Intimacy and Sex

When I ask couples what they most crave in their relationships, one of the most common responses I receive is for "increased intimacy." It makes sense--as humans, we tend to crave connection, and don't we all want to be closer to our partners?

Yet, when I ask what increased intimacy means to each partner, I don't always get clear answers.  They don't always know what it would look like if their goal for increased intimacy was met. Sometimes, the words sex and intimacy are used interchangeably, but they don't mean the same thing.

Of course, sexual connection matters for many couples.  Even when a partner is complaining about wanting more sexual frequency, if we explore more deeply, we may discover that it's about more than the actual physical engagement. It may be about the total focus on each other without distractions; or about being touched with care (not just sexually); or about feeling valued and desirable; or about stress relief, connection, and so much more.

I often see couples who are mismatched in terms of their desires regarding sexual frequency. They often feel stuck. One wants sex more than the other, so one partner feels frustrated and rejected, while the other partner feels harassed and resentful. But if we look more closely, perhaps there are ways to bridge the gap beyond trying to find some magical compromise regarding how sexual encounters per week/month/year.

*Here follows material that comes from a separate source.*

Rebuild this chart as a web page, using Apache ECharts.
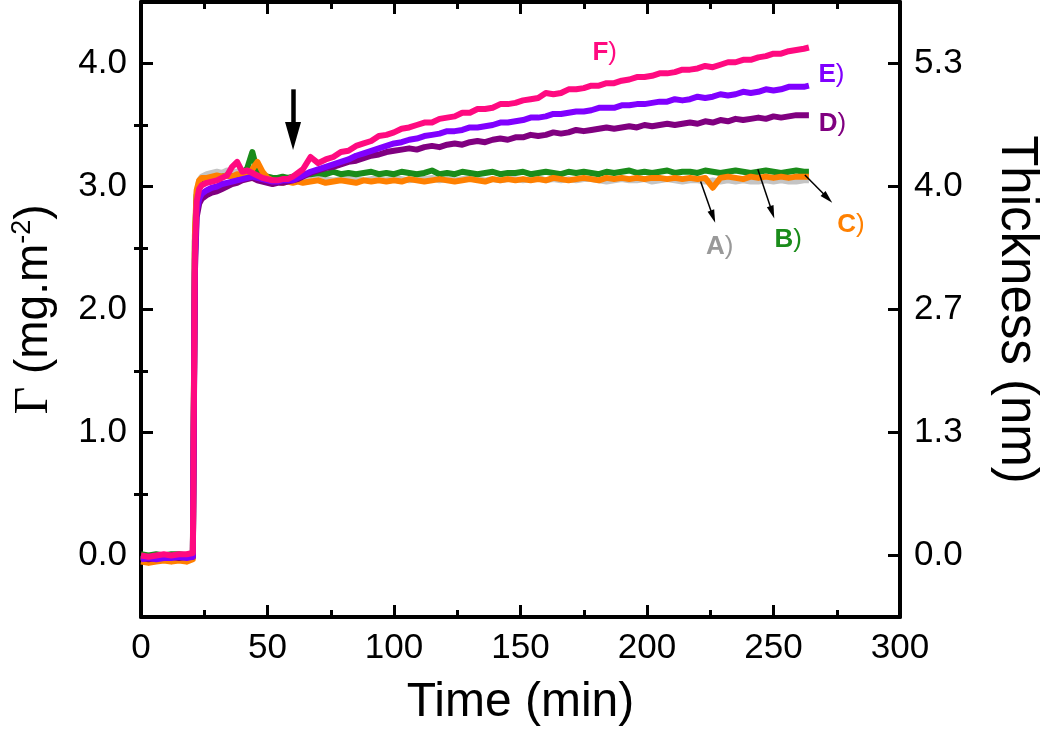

The way I think about it, when we talk about sex, we have to widen the focus.  For instance, if Partner A says "I want to have more sex, and my partner never seems interested," we could explore what Partner A values about sex, and what s/he is missing when the frequency of sex is lower than desired.  We could talk about all the needs that sex can gratify, and explore what could also meet those needs. We can also explore what Partner B values about sex and intimacy--what fulfills his/her needs and increases connection? What does s/he like to do--kissing/hugging? intimate conversation? massage and sensual touch? Sex that is initiated by Partner B?

We might also learn about what the requests for sex feel like for both partners. Perhaps there are feelings of unequal power, rejection, guilt, anxiety, or anger. Do those feelings occur in other parts of the relationship? In working through those feelings about sex, we might be able to work through those dynamic patterns in other parts of the relationship. 

Then, if we can find ways in which each partner can get some needs met, and where the communication patterns can be improved, we will also increase goodwill, connection, and intimacy.  With this improvement, we might find that there is more common ground for negotiation about sex than we previously thought.  

Of course, these ideas don't just apply to the therapeutic office. They may also be useful in your own conversations with your partner. I invite you to consider what would happen if you simply asked your own partner what sex means to him/her, beyond the actual physical sensations of the act. You might learn something you didn't know before, and it might open up new ways you can satisfy and fulfill each other, and it may create some movement and openings in conversations about sex that had been stuck. Give it a try, and let me know how it goes.